Thursday, November 09, 2006

Spilling Pharmaceutical Seed Corn

Greg Mankiw nails it. Price controls on drugs today spills the metaphorical seed corn for the future. As for me, I expect that I will get sick later rather than sooner, so I advocate letting the science whiz kids of the world make huge money by developing the cures now for the dread diseases that me and mine will get decades hence. Thus we must dispense with the noxious platitudes that we have a "right" to healthcare. "Healthcare" is another person's expertise, their creativity, their scientific insight, their hard work, their tools and sometimes just their bedside manner. Regardless of what it is, I am not entitled to any of these by rights. Each of these was acquired through somebody else's resources and initiative, and I am not entitled to it. I must get whoever can provide "healthcare" to offer it to me via a mutually beneficial and voluntary exchange.

More here and here and here.

4 Comments:

Blogger Charles Johnson (Rad Geek) said...

Regardless of what it is, I am not entitled to any of these by rights. Each of these was acquired through somebody else's resources and initiative, and I am not entitled to it. I must get whoever can provide "healthcare" to offer it to me via a mutually beneficial and voluntary exchange.

That's mighty big of you. So when can we expect a statement in favor of immediately repealing all patent laws, which forcibly exclude generic drug makers from making "mutually beneficial and voluntary exchange" with willing patients, for a term of up to twenty years from the development of new drugs?

4:35 PM  
Blogger Donny Baseball said...

Charles-
See other comment. The economics behind patents and products like pharmaceuticals are a little more complex than other products and markets. There are significant free-rider problems to factor in and patents have been an enormously successful way that we have promoted innovation for hundreds of years. If you look around the world, drug development only takes place where intellectual property laws are strong and backed up by patents. Without an intellectual prooerty regime such as this, drug development would not take place.

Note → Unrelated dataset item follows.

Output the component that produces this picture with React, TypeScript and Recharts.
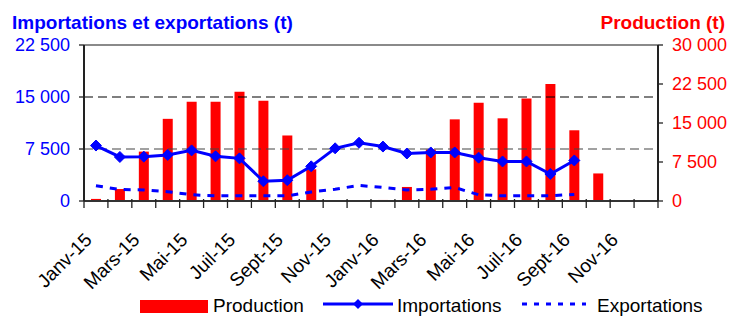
import React from 'react';
import { ComposedChart, Bar, Line, XAxis, YAxis, ReferenceLine, Legend } from 'recharts';

const months = [
  'Janv-15', 'Févr-15', 'Mars-15', 'Avr-15', 'Mai-15', 'Juin-15', 'Juil-15', 'Août-15',
  'Sept-15', 'Oct-15', 'Nov-15', 'Déc-15', 'Janv-16', 'Févr-16', 'Mars-16', 'Avr-16',
  'Mai-16', 'Juin-16', 'Juil-16', 'Août-16', 'Sept-16', 'Oct-16', 'Nov-16', 'Déc-16',
];
const production = [
  400, 2300, 9500, 15800, 19100, 19100, 21000, 19300, 12600, 6100, 100, 0,
  200, 2700, 9900, 15700, 18900, 15900, 19700, 22500, 13600, 5300, 100, 0,
];
const importations = [
  8000, 6350, 6400, 6650, 7300, 6450, 6150, 2850, 3000, 5000, 7600, 8400,
  7850, 6850, 7000, 7000, 6250, 5700, 5700, 3900, 5850, null, null, null,
];
const exportations = [
  2200, 1650, 1600, 1350, 900, 750, 750, 750, 750, 1300, 1700, 2250,
  1950, 1600, 1700, 1950, 900, 750, 750, 750, 950, null, null, null,
];
const leftTicks = [0, 7500, 15000, 22500];
const rightTicks = [0, 7500, 15000, 22500, 30000];

const data = months.map((m, i) => ({
  month: m,
  production: production[i],
  importations: importations[i],
  exportations: exportations[i],
}));

const W = 730;
const H = 316;
const LEFT_W = 84;
const RIGHT_W = 72;
const TOP = 45;
const XAXIS_H = 95;
const LEGEND_H = 20;
const HALF_BAND = (W - LEFT_W - RIGHT_W) / months.length / 2;

const FONT = '"Liberation Sans", Arial, Helvetica, sans-serif';
const BLUE = '#0000FF';
const RED = '#FF0000';

const fmt = (v: number) => String(v).replace(/\B(?=(\d{3})+(?!\d))/g, ' ');

const XTick = (props: any) => {
  const { x, y, payload, index } = props;
  const isLast = index === months.length - 1;
  const ax = x - 3;
  const ay = y + 40;
  return (
    <g>
      <line x1={x - HALF_BAND} x2={x - HALF_BAND} y1={y - 2} y2={y + 7} stroke="#222" strokeWidth={1.3} />
      {isLast && (
        <line x1={x + HALF_BAND} x2={x + HALF_BAND} y1={y - 2} y2={y + 7} stroke="#222" strokeWidth={1.3} />
      )}
      {index % 2 === 0 && (
        <text
          x={ax}
          y={ay}
          transform={`rotate(-45 ${ax} ${ay})`}
          textAnchor="end"
          fontSize={19}
          fontFamily={FONT}
          fill="#000"
        >
          {payload.value}
        </text>
      )}
    </g>
  );
};

const Diamond = (props: any) => {
  const { cx, cy, value } = props;
  if (cx == null || cy == null || value == null) return null;
  const r = 5.5;
  return (
    <polygon
      points={`${cx},${cy - r} ${cx + r},${cy} ${cx},${cy + r} ${cx - r},${cy}`}
      fill={BLUE}
      stroke={BLUE}
    />
  );
};

const LegendContent = () => (
  <svg width={W} height={LEGEND_H} style={{ display: 'block', overflow: 'visible' }}>
    <rect x={140} y={4} width={68} height={13} fill={RED} />
    <text x={213} y={16} fontSize={19} fontFamily={FONT} fill="#000">Production</text>
    <line x1={323} x2={393} y1={8} y2={8} stroke={BLUE} strokeWidth={3} />
    <polygon points="358,3 363,8 358,13 353,8" fill={BLUE} />
    <text x={397} y={16} fontSize={19} fontFamily={FONT} fill="#000">Importations</text>
    <line x1={522} x2={586} y1={8} y2={8} stroke={BLUE} strokeWidth={3} strokeDasharray="5 7" />
    <text x={597} y={16} fontSize={19} fontFamily={FONT} fill="#000">Exportations</text>
  </svg>
);

export default function App() {
  return (
    <div style={{ position: 'absolute', left: 0, top: 0, width: W, height: H, background: '#fff' }}>
      <ComposedChart
        width={W}
        height={H}
        data={data}
        margin={{ top: TOP, right: 0, bottom: 0, left: 0 }}
      >
        <XAxis
          dataKey="month"
          interval={0}
          height={XAXIS_H}
          tickSize={0}
          tickMargin={0}
          tickLine={false}
          axisLine={{ stroke: '#333', strokeWidth: 2 }}
          tick={(p: any) => <XTick {...p} />}
        />
        <YAxis
          yAxisId="left"
          orientation="left"
          width={LEFT_W}
          domain={[0, 22500]}
          ticks={leftTicks}
          interval={0}
          tickFormatter={fmt}
          tickSize={5}
          tickMargin={9}
          axisLine={{ stroke: '#222', strokeWidth: 2 }}
          tickLine={{ stroke: '#222', strokeWidth: 1.3 }}
          tick={{ fill: BLUE, fontSize: 18, fontFamily: FONT }}
        />
        <YAxis
          yAxisId="right"
          orientation="right"
          width={RIGHT_W}
          domain={[0, 30000]}
          ticks={rightTicks}
          interval={0}
          tickFormatter={fmt}
          tickSize={5}
          tickMargin={9}
          axisLine={{ stroke: '#222', strokeWidth: 2 }}
          tickLine={{ stroke: '#222', strokeWidth: 1.3 }}
          tick={{ fill: RED, fontSize: 18, fontFamily: FONT, textAnchor: 'start' }}
        />
        <ReferenceLine yAxisId="left" y={22500} stroke="#8a8a8a" strokeWidth={2} />
        <ReferenceLine yAxisId="left" y={15000} stroke="#000" strokeWidth={1.2} strokeDasharray="9 5" />
        <ReferenceLine yAxisId="left" y={7500} stroke="#444" strokeWidth={1.1} strokeDasharray="9 5" />
        <Bar
          yAxisId="right"
          dataKey="production"
          fill={RED}
          barSize={10}
          isAnimationActive={false}
        />
        <Line
          yAxisId="left"
          type="linear"
          dataKey="importations"
          stroke={BLUE}
          strokeWidth={3}
          dot={(p: any) => <Diamond key={`d-${p.index}`} {...p} />}
          activeDot={false}
          isAnimationActive={false}
        />
        <Line
          yAxisId="left"
          type="linear"
          dataKey="exportations"
          stroke={BLUE}
          strokeWidth={3}
          strokeDasharray="7 7"
          dot={false}
          activeDot={false}
          isAnimationActive={false}
        />
        <Legend
          verticalAlign="bottom"
          height={LEGEND_H}
          content={() => <LegendContent />}
          wrapperStyle={{ left: 0, top: H - LEGEND_H, bottom: 'auto', width: W, height: LEGEND_H }}
        />
      </ComposedChart>
      <svg
        width={W}
        height={40}
        style={{ position: 'absolute', left: 0, top: 0, pointerEvents: 'none' }}
      >
        <text x={12} y={29} fontSize={19} fontWeight="bold" fontFamily={FONT} fill={BLUE}>
          Importations et exportations (t)
        </text>
        <text x={725} y={29} fontSize={19} fontWeight="bold" fontFamily={FONT} fill={RED} textAnchor="end">
          Production (t)
        </text>
      </svg>
    </div>
  );
}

As to being "big" I hear people say all the time that 'healthcare should be a right' without examining that claim, without understanding what healthcare actually is and then cogently explaining why that is a right. It is common sense.

11:17 AM  
Blogger Charles Johnson (Rad Geek) said...

Donny,

I'm familiar with the economics behind patents and products like pharmaceuticals.

Saying "Oh, well, if it weren't for patent laws there wouldn't be enough investment in new drugs" has its own problems as an argument (enough for what? enough for whom?). But even if it were uncontroversially true that you get better results with patent laws than without them, I don't see how that answers the question.

You didn't say that healthcare should be provided through "mutually beneficial and voluntary exchange" except when you can get better results from using coercion (e.g. by threatening legal force against firms that would be willing to provide generic medicines to willing customers). If that's the principle you intend to endorse, then go ahead and endorse it, but you'll need to drop the universal pronouncements about "mutually beneficial and voluntary exchange" (since you're willing to discard that principle in the name of expediency) and you shouldn't be surprised when every busybody and medical welfare statist comes along with a new scheme for forced care, or forced denial of care, or forced prices for care, which would get better results for somebody or another.

If, on the other hand, you think that healthcare should always be provided through free, mutually beneficial exchanges, whatever benefits you might be able to extract through coercion, then you'll have to explain how that could possibly be compatible with fining or jailing people for peacefully producing generic medicines and providing them to willing customers, in a "mutually beneficial and voluntary exchange," if they did so before an arbitrarily-declared, government-controlled time limit had expired.

3:42 PM  
Blogger Donny Baseball said...

Charles-
OK, I see what you are driving at. I was not actually talking about drug development in my post. I was talking about basic healthcare, i.e. seeing a doctor and getting 'treatment' be it a procedure, drugs, or gjust advice. As an oversimplified principle, this activity should not be intervened upon by a third party, whether by dictating price or acceptably treatments. Also, the arrangements that an individual makes to pay for such healthcare, such as insurance should not be dictated by third parties. If you want the current employer provided insurance model fine, but if you want true risk-based insurance like life insurance for things like hernias and appendectomies, then you should be able to have that too. I do believe in an intellectual property regime backed by patents for drug development, but more importantly we need to abandon the tax favored status of employer-paid insurance. We furthermore need to reduce state mandates and we need to allow a national market for health insurance. As I see it, one of the biggest barriers to this policy lineup is the weird notion that healthcare is a right, as if healthcare was simply just 'out there' for us to partake of in unlimited quantities and uniform quality. Healthcare is a scarce resource like anything else. That should but my post in greater context. Cheers.